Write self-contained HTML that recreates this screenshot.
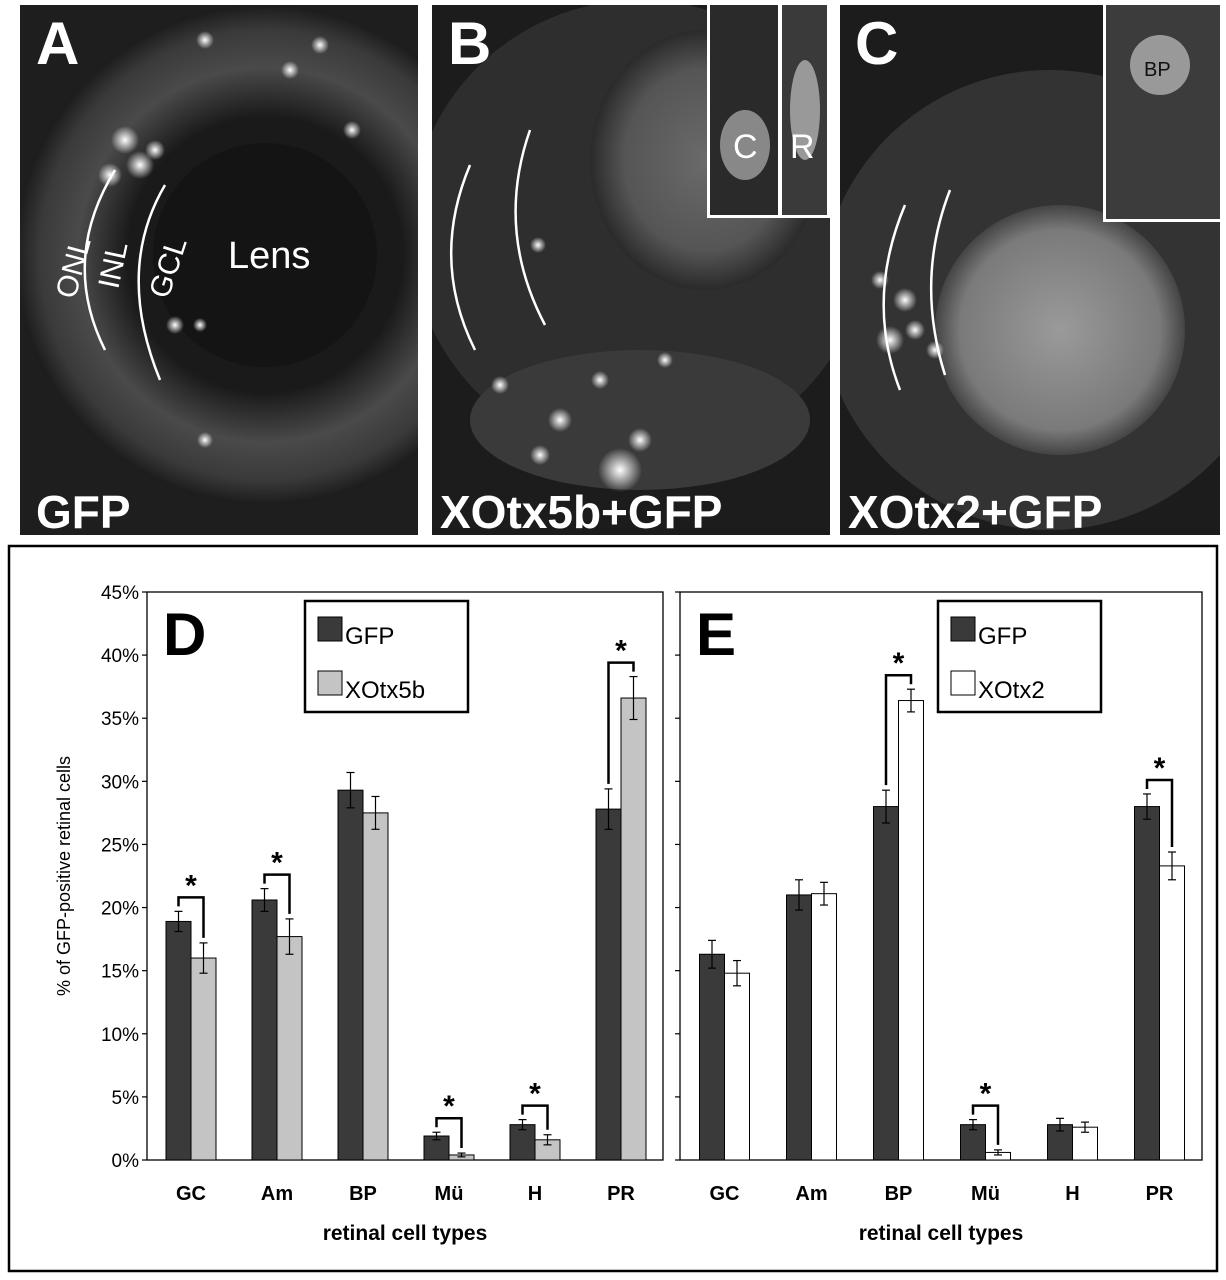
■ ■ ■ ■ ■
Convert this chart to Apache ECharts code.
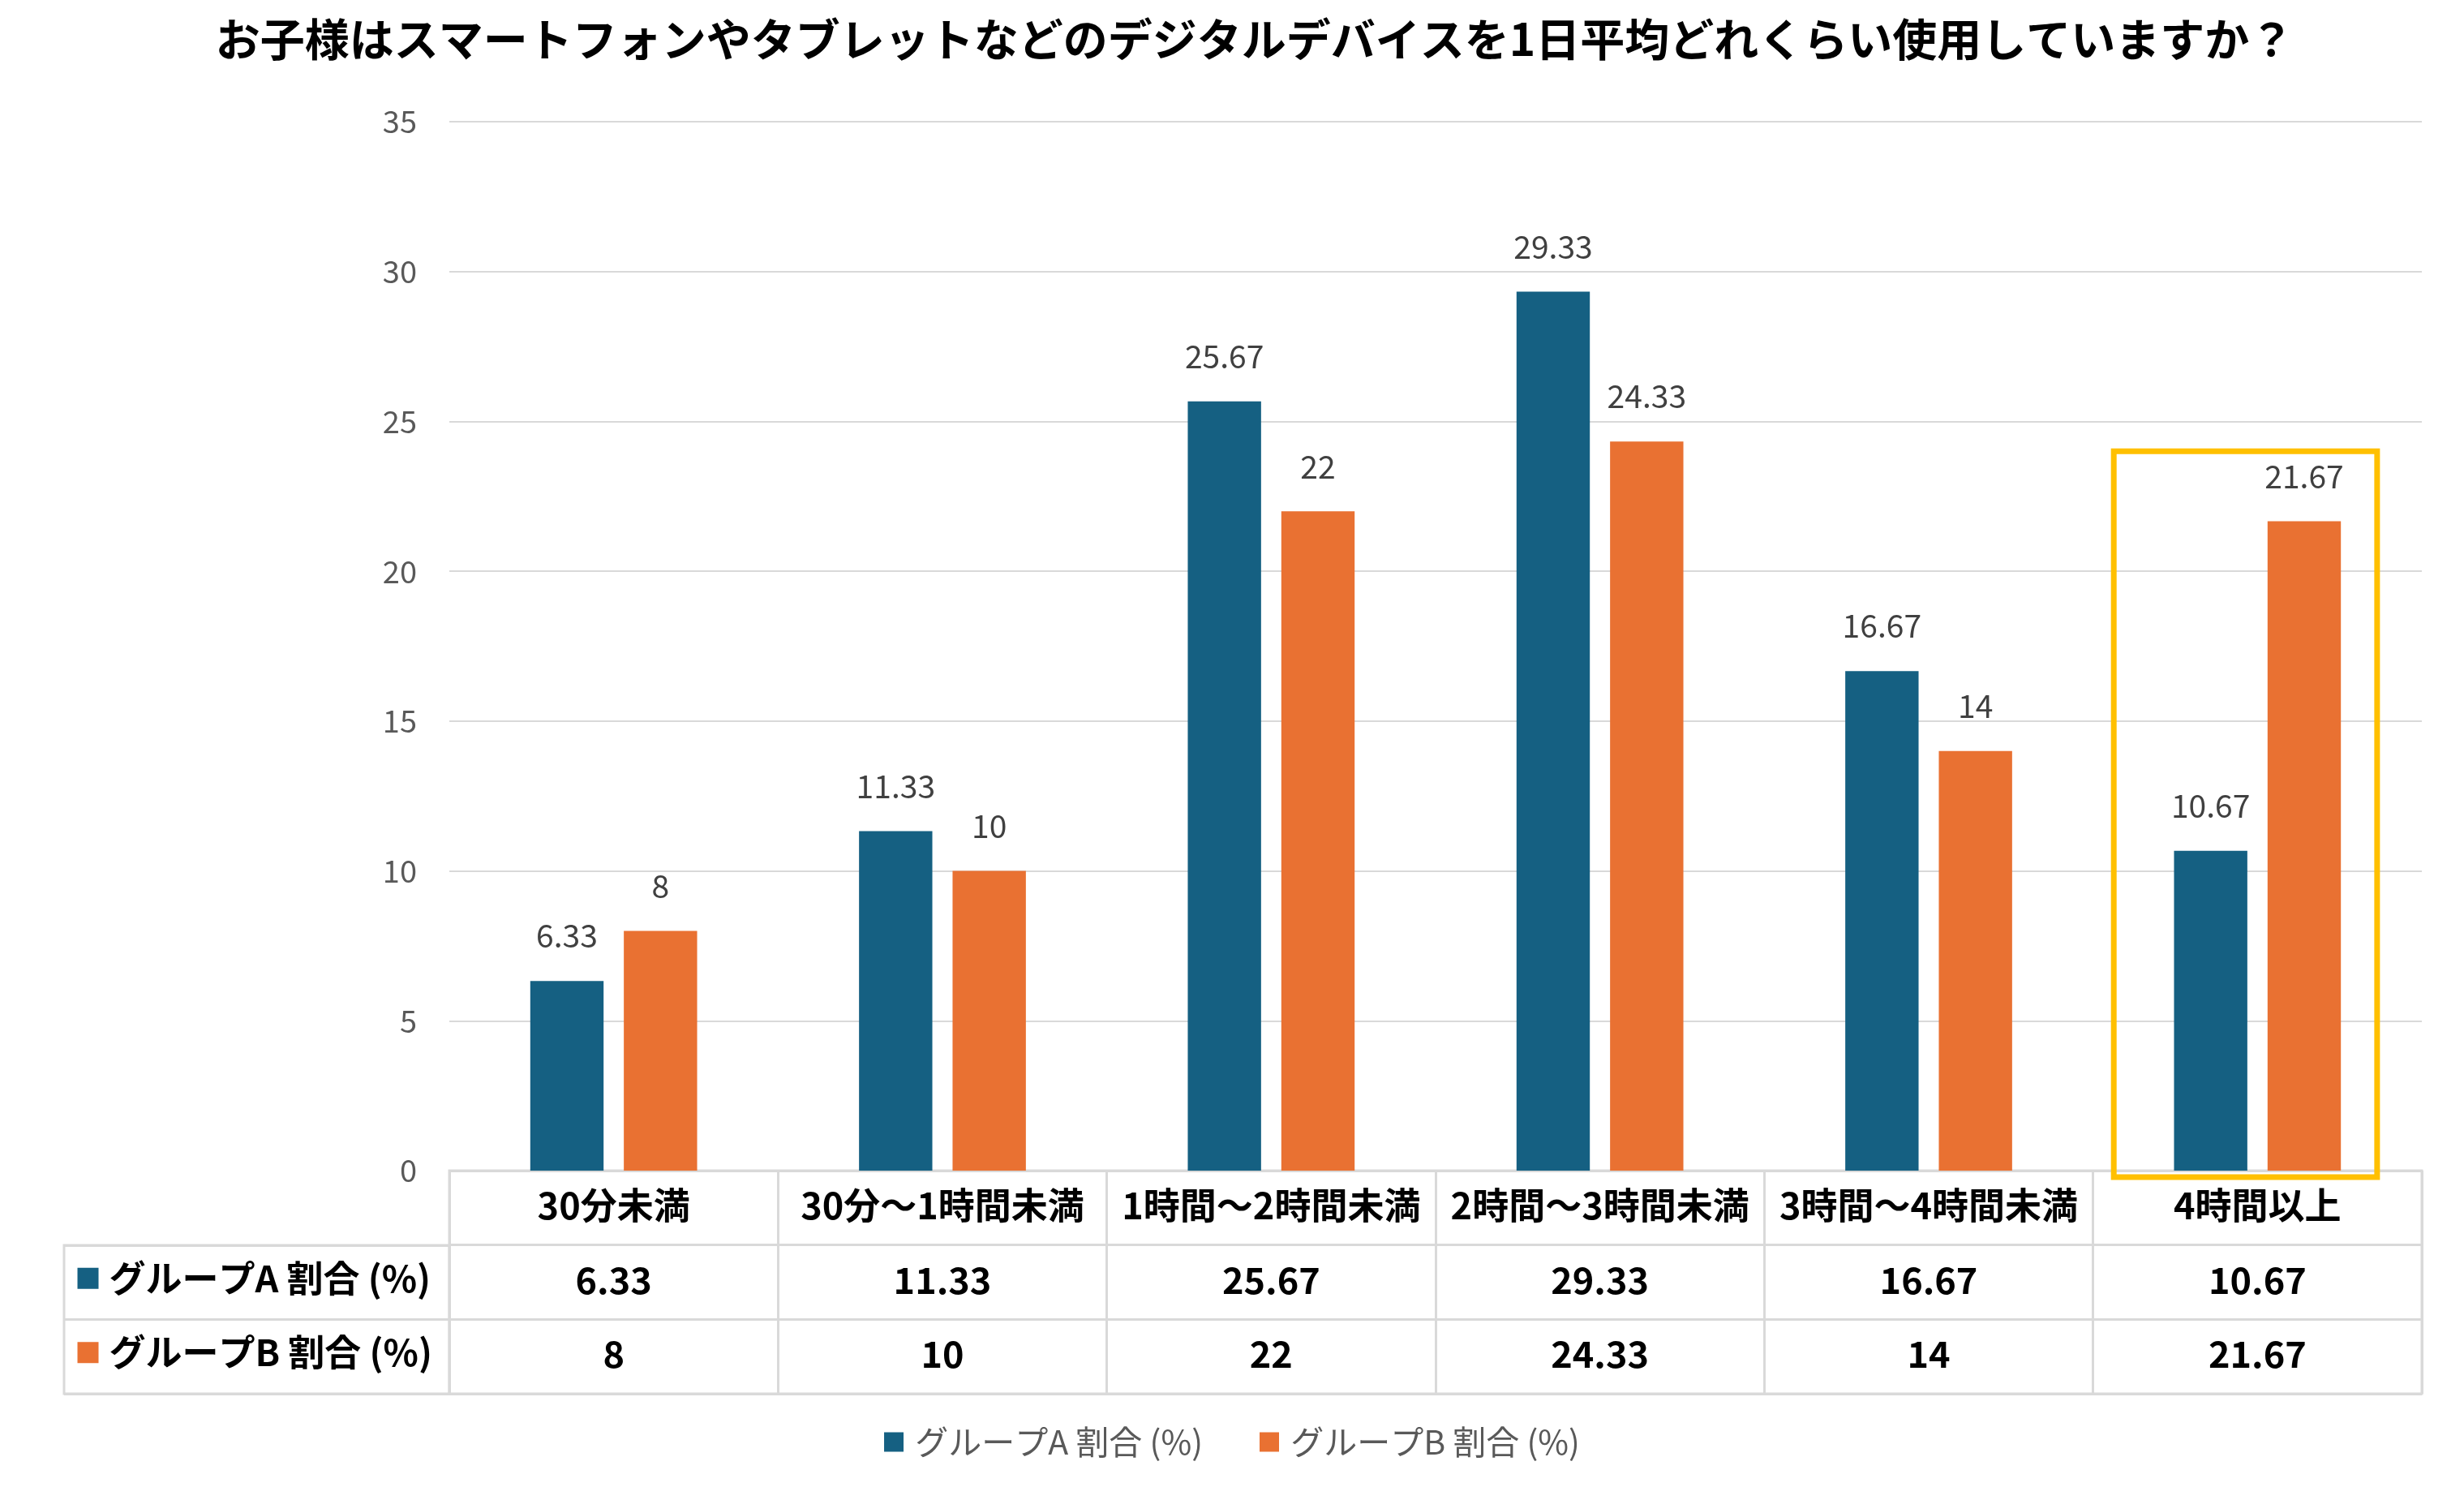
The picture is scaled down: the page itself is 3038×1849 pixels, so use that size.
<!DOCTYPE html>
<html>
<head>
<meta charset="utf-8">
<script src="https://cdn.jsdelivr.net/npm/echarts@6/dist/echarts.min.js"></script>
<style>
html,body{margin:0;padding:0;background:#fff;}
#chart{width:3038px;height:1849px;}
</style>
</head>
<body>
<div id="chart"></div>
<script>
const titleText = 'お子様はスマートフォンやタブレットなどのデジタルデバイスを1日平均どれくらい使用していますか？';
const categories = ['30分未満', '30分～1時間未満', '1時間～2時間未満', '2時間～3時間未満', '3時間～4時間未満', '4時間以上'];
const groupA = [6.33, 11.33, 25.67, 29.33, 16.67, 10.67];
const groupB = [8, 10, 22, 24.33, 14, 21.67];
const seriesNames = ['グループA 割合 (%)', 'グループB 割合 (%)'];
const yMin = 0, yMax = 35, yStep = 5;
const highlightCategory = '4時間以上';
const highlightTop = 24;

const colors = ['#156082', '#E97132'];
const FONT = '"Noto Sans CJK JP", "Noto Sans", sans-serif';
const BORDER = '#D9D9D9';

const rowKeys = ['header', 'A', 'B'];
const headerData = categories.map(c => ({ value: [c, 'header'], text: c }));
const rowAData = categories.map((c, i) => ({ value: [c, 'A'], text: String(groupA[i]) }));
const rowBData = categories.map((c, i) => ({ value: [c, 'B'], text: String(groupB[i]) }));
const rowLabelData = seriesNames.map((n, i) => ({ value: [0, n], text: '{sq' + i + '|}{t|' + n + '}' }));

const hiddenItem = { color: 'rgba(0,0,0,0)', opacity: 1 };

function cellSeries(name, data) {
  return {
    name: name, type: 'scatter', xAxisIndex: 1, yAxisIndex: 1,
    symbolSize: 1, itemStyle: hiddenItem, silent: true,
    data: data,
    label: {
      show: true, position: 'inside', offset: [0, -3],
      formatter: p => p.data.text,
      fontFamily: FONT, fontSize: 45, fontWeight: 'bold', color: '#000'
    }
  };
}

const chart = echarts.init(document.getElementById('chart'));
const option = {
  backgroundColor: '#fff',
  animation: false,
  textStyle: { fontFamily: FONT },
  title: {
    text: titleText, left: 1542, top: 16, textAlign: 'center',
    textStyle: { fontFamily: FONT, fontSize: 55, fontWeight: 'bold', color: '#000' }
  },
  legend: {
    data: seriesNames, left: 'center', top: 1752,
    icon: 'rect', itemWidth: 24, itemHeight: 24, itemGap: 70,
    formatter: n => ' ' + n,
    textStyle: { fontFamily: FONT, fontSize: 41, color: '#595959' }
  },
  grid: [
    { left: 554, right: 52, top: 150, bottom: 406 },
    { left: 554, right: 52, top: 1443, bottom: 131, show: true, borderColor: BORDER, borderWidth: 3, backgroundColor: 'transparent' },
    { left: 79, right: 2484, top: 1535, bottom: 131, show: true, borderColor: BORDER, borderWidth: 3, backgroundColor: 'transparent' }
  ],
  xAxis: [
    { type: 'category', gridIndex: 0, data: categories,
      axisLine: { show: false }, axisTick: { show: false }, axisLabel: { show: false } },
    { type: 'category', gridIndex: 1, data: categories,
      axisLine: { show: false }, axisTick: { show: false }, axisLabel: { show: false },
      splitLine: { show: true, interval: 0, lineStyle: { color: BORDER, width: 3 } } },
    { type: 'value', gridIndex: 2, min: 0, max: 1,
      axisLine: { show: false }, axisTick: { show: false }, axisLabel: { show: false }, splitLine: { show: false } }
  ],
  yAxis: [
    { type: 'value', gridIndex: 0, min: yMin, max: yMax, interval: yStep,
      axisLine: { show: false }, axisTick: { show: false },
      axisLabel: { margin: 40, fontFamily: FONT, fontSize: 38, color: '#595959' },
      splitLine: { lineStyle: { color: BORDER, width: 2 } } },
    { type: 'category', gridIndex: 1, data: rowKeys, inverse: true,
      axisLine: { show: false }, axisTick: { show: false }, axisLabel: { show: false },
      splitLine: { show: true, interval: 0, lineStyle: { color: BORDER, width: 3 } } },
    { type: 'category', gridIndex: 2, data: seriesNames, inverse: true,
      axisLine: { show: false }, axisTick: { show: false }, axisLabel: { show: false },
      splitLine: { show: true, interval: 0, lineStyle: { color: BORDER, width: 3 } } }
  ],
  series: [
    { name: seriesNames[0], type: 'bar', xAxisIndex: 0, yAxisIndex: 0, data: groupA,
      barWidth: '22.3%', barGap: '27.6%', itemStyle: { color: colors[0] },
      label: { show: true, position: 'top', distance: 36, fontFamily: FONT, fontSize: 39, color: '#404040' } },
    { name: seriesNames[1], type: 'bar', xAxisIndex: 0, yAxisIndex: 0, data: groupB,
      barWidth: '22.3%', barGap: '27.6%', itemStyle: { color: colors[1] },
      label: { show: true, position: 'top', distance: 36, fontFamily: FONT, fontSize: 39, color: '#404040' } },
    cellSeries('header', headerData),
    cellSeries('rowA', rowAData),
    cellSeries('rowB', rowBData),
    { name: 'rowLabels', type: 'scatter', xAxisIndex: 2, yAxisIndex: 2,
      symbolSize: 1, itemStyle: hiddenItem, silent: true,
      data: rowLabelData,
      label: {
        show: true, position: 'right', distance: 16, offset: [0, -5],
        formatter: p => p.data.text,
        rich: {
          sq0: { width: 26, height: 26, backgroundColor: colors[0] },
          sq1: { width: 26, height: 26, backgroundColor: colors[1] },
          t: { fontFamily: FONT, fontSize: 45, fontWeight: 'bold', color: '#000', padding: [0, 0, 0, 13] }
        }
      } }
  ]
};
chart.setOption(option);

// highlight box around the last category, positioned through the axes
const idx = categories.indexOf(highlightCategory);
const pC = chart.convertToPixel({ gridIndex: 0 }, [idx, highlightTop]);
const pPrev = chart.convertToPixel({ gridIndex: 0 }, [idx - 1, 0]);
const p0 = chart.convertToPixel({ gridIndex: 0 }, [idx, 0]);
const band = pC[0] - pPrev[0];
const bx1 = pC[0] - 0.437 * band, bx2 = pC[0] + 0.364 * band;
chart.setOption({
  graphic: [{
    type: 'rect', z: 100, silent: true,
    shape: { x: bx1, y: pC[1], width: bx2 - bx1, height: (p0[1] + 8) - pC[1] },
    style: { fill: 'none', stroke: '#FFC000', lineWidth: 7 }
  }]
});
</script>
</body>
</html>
■ ■ ■ ■ ■
What to work on:
Please print exactly, and only, the lines from the line with "The picture is" to the line with "const rowLabelData = seriesNames.map((n, i)", both included.

Full solution:
The picture is scaled down: the page itself is 3038×1849 pixels, so use that size.
<!DOCTYPE html>
<html>
<head>
<meta charset="utf-8">
<script src="https://cdn.jsdelivr.net/npm/echarts@6/dist/echarts.min.js"></script>
<style>
html,body{margin:0;padding:0;background:#fff;}
#chart{width:3038px;height:1849px;}
</style>
</head>
<body>
<div id="chart"></div>
<script>
const titleText = 'お子様はスマートフォンやタブレットなどのデジタルデバイスを1日平均どれくらい使用していますか？';
const categories = ['30分未満', '30分～1時間未満', '1時間～2時間未満', '2時間～3時間未満', '3時間～4時間未満', '4時間以上'];
const groupA = [6.33, 11.33, 25.67, 29.33, 16.67, 10.67];
const groupB = [8, 10, 22, 24.33, 14, 21.67];
const seriesNames = ['グループA 割合 (%)', 'グループB 割合 (%)'];
const yMin = 0, yMax = 35, yStep = 5;
const highlightCategory = '4時間以上';
const highlightTop = 24;

const colors = ['#156082', '#E97132'];
const FONT = '"Noto Sans CJK JP", "Noto Sans", sans-serif';
const BORDER = '#D9D9D9';

const rowKeys = ['header', 'A', 'B'];
const headerData = categories.map(c => ({ value: [c, 'header'], text: c }));
const rowAData = categories.map((c, i) => ({ value: [c, 'A'], text: String(groupA[i]) }));
const rowBData = categories.map((c, i) => ({ value: [c, 'B'], text: String(groupB[i]) }));
const rowLabelData = seriesNames.map((n, i) => ({ value: [0, n], text: '{sq' + i + '|}{t|' + n + '}' }));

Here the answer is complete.